America’s sheriff got blown the out by 13 points in 2016. Even outside of Maricopa County, Arizona Dems ran ahead of the rot of Hillary Clinton—look at O’Halleran winning a Trump seat by 8 points.
Tbf O'Halleran's seat is ancestrally a blue dog Democrat seat. But given that most pollsters do not poll in Spanish, it would not surprise me if Sinema outperformed.
"Blue dog" is a really bad descriptor for that seat. It contains a lot of unusual demographic groups (Native Americans, including multiple rival tribal groups, small resort-town liberals in Sedona and Flagstaff, super-religious Mormons in Snowflake/Taylor/Holbrook etc. (not actual FLDS, who are outside the district, but more conservative than your average Utah Mormon)), which don't necessarily follow national trendlines, but that doesn't make it "blue dog".

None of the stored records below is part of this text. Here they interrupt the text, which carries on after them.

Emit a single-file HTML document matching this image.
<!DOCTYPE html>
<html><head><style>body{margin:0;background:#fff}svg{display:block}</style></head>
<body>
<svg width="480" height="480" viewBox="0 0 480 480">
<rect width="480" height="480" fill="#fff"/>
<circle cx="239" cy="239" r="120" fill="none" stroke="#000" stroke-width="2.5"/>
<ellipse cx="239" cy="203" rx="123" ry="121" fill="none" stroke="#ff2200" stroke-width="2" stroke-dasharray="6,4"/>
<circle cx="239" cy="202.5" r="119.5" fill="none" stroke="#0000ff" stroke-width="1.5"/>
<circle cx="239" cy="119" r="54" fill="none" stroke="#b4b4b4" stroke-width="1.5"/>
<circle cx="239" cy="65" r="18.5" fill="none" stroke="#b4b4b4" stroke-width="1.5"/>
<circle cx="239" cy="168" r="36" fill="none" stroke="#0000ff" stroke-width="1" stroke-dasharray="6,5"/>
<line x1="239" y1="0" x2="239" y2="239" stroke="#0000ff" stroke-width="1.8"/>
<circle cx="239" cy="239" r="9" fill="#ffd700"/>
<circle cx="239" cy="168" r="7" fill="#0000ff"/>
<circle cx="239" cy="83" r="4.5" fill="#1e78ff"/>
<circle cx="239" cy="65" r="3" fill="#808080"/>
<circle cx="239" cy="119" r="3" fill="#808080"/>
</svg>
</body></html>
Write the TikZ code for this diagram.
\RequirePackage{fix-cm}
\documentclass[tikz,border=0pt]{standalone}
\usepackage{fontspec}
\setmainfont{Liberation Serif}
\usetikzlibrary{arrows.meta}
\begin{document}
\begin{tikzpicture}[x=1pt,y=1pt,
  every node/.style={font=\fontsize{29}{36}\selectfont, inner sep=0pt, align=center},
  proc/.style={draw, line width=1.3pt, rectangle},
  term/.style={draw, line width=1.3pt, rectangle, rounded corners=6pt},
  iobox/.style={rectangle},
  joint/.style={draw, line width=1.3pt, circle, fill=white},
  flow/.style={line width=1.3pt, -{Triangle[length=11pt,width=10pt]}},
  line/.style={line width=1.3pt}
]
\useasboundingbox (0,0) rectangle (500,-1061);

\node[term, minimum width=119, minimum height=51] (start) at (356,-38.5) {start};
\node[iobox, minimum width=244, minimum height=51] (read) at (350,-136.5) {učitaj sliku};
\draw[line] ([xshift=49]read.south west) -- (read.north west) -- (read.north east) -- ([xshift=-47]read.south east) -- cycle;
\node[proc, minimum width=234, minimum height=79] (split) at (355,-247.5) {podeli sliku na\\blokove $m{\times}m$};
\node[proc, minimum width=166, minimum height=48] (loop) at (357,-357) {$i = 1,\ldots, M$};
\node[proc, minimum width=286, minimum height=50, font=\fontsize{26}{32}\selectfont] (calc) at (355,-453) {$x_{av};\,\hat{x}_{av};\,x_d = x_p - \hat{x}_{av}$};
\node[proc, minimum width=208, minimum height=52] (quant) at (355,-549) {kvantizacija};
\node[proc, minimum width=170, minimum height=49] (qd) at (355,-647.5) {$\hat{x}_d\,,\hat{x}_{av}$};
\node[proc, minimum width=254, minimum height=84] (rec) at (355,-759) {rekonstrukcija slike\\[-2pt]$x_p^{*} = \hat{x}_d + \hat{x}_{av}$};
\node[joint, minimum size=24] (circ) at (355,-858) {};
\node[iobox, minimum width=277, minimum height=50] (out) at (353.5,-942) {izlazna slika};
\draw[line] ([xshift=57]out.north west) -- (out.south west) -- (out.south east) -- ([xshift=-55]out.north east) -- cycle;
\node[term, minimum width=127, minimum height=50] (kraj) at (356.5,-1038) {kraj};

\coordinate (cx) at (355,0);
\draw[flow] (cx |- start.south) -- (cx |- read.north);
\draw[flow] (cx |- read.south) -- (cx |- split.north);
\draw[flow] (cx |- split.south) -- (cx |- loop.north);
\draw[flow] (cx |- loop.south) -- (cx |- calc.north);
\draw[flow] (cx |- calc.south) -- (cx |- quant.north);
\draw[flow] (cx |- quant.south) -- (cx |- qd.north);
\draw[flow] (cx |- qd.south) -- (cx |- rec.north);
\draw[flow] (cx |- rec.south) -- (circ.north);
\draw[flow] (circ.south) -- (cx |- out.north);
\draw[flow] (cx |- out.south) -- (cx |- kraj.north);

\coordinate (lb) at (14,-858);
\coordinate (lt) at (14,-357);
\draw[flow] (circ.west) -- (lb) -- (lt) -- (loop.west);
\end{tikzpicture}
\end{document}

Babeu I am certain underperformed because he is gay, especially in ultra-Mormon country. Navajo County, which is the center of the Mormon population in the district, voted for O'Halleran despite voting for Trump by 11% and had by far the biggest difference between Presidential and Congressional votes.
Babeu was going to loose but he ended up loosing by a large margin because of all his scandals, not because he is gay. Though, one of his scandals includes threatening to deport his immigrant lover if he outed him as gay.

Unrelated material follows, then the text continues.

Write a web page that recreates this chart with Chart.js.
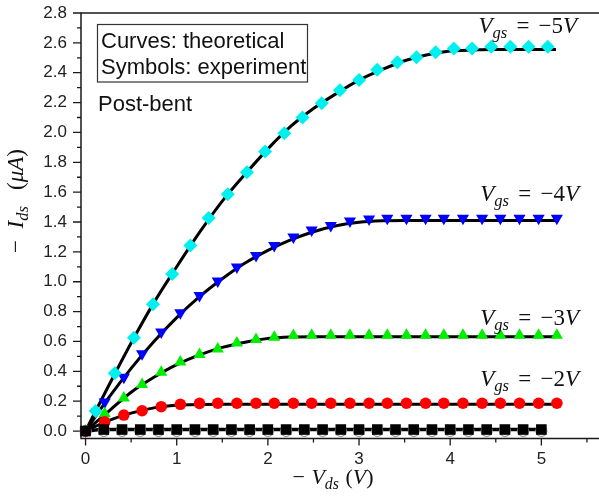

O'Halleran is a good independent minded(former GOP state rep) which helped his case.
I also believe mormons in the white mountain region are more likely to vote for democrats than mormons in Provo or Mesa. The White mountain region itself does have many rural whites that are more wiling to vote for Democrats than rural whites in other regions - think of it as Montana in a way, still leans conservative but willing to vote D down ballot.
to go further on the last point, while Clinton lost Navajo county by 10 points, Kirkpatrick only lost by 2.8 and it was one of her best performing counties(she did so much better in this region than Clinton despite underperforming Clinton in Maricopa), and O'Halleran won Navajo.
Meanwhile in western Arizona counties like Yavapai and Mojave, rural whites aren't willing to vote Dem down ballot.